Tommaso Ragno: «Quando lavoro non penso mai al successo: sarebbe la fine»
L'attore di "Vermiglio" e "Siccità" a Sassari con "Le Metamorfosi di Ovidio"
Negli ultimi anni lo abbiamo visto al cinema in alcuni dei film più acclamati da critica e pubblico. Da “Nostalgia” di Mario Martone a “Siccità” di Paolo Virzì, fino a quel piccolo miracolo cinematografico che è “Vermiglio” di Maura Delpero, Leone d’argento alla Mostra di Venezia, arrivato a un soffio dalla nomination agli Oscar. Domani Tommaso Ragno sarà a Sassari, alle 20.30 al Teatro Verdi, dove all’interno della stagione de “I Grandi Interpreti della musica” organizzata dalla Cooperativa Teatro e/o Musica, sarà la voce narrante delle “Metamorfosi di Ovidio” con Domenico Nordio al violino e Orazio Sciortino al pianoforte.
Ragno, parliamo delle “Metamorfosi di Ovidio”. Come descriverebbe questo testo?
«È un testo formidabile, di quelli che, per chi ha fatto gli studi classici, fanno parte delle memorie scolastiche. A me dà grande energia, felicità, allegria leggere questo testo di Ovidio. E non parlo da critico letterario, ma da persona che deve riferire queste storie. Il testo è di una modernità strepitosa. Se penso a tutte le fantasie messe in atto per l’immaginazione di chi legge, toccando miti già conosciuti e trasformandoli, metamorfizzandoli».

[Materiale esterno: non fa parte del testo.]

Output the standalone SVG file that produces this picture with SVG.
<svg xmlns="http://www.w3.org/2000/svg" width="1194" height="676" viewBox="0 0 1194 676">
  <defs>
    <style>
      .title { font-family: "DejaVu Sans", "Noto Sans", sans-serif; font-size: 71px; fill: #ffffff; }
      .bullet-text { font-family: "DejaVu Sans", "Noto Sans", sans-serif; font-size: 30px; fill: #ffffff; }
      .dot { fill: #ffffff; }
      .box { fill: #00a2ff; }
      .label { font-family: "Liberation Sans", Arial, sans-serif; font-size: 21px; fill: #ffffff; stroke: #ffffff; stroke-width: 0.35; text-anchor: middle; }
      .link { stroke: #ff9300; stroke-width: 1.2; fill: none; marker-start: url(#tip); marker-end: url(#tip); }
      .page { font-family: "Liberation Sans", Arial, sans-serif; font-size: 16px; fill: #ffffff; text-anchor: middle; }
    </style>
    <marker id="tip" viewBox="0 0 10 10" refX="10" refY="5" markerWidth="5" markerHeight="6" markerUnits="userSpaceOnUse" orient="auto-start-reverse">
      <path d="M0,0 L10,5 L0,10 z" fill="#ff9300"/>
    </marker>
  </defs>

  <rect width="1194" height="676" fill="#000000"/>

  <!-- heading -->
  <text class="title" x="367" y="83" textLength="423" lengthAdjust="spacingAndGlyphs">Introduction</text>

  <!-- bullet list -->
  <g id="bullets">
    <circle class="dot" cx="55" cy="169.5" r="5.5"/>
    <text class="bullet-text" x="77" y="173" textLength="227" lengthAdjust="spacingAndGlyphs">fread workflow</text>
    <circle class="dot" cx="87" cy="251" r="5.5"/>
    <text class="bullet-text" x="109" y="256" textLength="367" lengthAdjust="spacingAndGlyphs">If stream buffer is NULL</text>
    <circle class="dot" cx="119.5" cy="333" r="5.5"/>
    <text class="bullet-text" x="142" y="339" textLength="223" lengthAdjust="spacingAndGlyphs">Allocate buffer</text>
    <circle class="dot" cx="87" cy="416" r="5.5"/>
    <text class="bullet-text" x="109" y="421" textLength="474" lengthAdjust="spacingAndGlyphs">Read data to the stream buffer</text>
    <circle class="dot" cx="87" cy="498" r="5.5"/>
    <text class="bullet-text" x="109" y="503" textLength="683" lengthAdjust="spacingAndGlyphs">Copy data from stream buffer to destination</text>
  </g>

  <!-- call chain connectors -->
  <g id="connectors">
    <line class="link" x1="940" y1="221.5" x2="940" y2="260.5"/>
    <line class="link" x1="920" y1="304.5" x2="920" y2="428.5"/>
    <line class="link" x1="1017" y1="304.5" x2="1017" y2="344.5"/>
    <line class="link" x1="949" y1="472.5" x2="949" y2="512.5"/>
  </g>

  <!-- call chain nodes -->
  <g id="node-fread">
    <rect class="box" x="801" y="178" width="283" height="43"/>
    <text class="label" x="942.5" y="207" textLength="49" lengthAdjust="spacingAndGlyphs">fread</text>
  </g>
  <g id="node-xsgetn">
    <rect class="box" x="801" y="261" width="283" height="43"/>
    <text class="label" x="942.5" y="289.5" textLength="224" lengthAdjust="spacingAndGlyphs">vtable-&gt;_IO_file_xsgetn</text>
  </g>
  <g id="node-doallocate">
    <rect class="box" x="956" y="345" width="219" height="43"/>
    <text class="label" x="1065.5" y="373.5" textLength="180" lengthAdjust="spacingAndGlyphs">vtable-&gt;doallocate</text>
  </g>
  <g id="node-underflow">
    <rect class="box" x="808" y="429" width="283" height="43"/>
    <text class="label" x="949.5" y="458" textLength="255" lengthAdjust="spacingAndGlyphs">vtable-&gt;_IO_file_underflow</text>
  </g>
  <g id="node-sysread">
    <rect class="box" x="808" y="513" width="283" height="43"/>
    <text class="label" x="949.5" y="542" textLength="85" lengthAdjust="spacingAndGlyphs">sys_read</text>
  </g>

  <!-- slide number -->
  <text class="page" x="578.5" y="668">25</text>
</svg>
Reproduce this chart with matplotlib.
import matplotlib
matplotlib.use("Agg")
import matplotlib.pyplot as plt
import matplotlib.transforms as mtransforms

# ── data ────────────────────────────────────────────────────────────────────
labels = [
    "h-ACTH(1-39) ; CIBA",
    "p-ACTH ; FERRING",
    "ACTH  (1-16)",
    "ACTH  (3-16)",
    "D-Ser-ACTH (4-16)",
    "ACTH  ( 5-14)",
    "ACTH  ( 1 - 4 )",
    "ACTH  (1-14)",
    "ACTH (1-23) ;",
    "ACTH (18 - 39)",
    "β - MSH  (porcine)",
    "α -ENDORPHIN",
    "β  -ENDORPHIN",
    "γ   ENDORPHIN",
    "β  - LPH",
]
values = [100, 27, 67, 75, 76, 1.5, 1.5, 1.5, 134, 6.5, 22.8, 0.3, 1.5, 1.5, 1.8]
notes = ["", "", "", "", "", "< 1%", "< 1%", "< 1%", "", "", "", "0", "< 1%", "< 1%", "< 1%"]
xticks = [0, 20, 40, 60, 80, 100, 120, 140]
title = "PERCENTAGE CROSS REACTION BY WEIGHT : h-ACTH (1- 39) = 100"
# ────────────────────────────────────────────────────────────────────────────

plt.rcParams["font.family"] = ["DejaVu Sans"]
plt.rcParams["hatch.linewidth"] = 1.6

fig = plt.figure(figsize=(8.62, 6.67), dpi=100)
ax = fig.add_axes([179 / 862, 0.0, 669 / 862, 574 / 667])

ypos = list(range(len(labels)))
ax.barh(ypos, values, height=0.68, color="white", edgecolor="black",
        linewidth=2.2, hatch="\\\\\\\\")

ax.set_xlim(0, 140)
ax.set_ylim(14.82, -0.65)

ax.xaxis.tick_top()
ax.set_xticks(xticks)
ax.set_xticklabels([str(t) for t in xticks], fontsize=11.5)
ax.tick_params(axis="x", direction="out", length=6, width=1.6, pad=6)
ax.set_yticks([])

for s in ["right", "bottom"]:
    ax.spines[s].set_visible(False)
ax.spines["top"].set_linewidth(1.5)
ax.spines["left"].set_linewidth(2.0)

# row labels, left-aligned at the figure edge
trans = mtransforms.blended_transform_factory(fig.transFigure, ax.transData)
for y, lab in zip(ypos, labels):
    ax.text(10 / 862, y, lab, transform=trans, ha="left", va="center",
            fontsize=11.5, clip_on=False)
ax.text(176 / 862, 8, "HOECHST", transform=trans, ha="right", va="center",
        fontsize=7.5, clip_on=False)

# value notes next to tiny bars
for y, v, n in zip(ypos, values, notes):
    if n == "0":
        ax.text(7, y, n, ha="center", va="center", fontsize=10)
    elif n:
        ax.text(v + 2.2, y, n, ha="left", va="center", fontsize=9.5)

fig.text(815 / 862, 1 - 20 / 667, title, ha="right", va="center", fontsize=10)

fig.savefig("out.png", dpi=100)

Tra le storie quale l’affascina di più?
«Sono molto affezionato a quella di Orfeo ed Euridice. La trovo struggentissima. Perché leggere le Metamorfosi? Perché sono il poema della adolescenza, intesa come fragilità. Non è una formula che ho inventato io. È un poema veramente legato a quel momento della vita. È un libro con una disperata vitalità, parla di quel momento della vita in cui non sai più chi sei perché il corpo non fa che cambiare sotto i nostri stessi occhi».
“Vermiglio” è uno dei suoi ultimi film: immaginava un successo tale?
«Non mi immagino mai queste cose, quello che conta è che il film sia stato fatto. Non mi immagino mai nulla perché sono troppo impegnato a lavorare e pensare ad altro distruggerebbe la natura del mio lavoro. Se mi preoccupo di piacere a qualcuno è la fine. Penso solo che il lavoro sia fatto bene».
Al cinema è richiestissimo da registi giovani e affermati: un personaggio che ha amato più di altri?
«Non ce n’è uno che ho interpretato più volentieri di altri. Ognuno di essi ha rappresentato una sfida. Ognuno è stato come un figlio. Se proprio devo sceglierne uno preferito allora dico “Il miracolo” di Niccolò Ammaniti, anche perché è quello che mi ha esposto di più, e poi per la qualità, anche “Vermiglio”, “Nostalgia”. Li cito semplicemente perché conosco il grado di difficoltà che contenevano queste sfide. Più alto è il grado di difficoltà, più interessante è la sfida».
Domani sarà a Sassari. Tra le tante cose che la legano alla Sardegna c’è la serie americana “Fargo”, la saga dei Fadda…
«Lavorare in America, e soprattutto in quella serie, era un sogno dell’infanzia che si realizzava. Mi sono trovato all’interno di una produzione di altissimo valore per come è stata fatta e costruita. La rifarei domani».
Il 2024 è stato un anno molto ricco di lavoro. Come sarà il 2025?
«Ci sono delle cose tra cinema e teatro che ancora non si possono dire perché non ancora ufficializzate. Ma mi preme sottolineare il dramma che sta vivendo il cinema con il blocco del tax credit. Dei quaranta film in programma se ne stanno facendo 17. Questo significa che tanta gente resta a casa. Dietro ogni film ci sono centinaia di persone che non si vedono. Quanto sta accadendo è molto grave».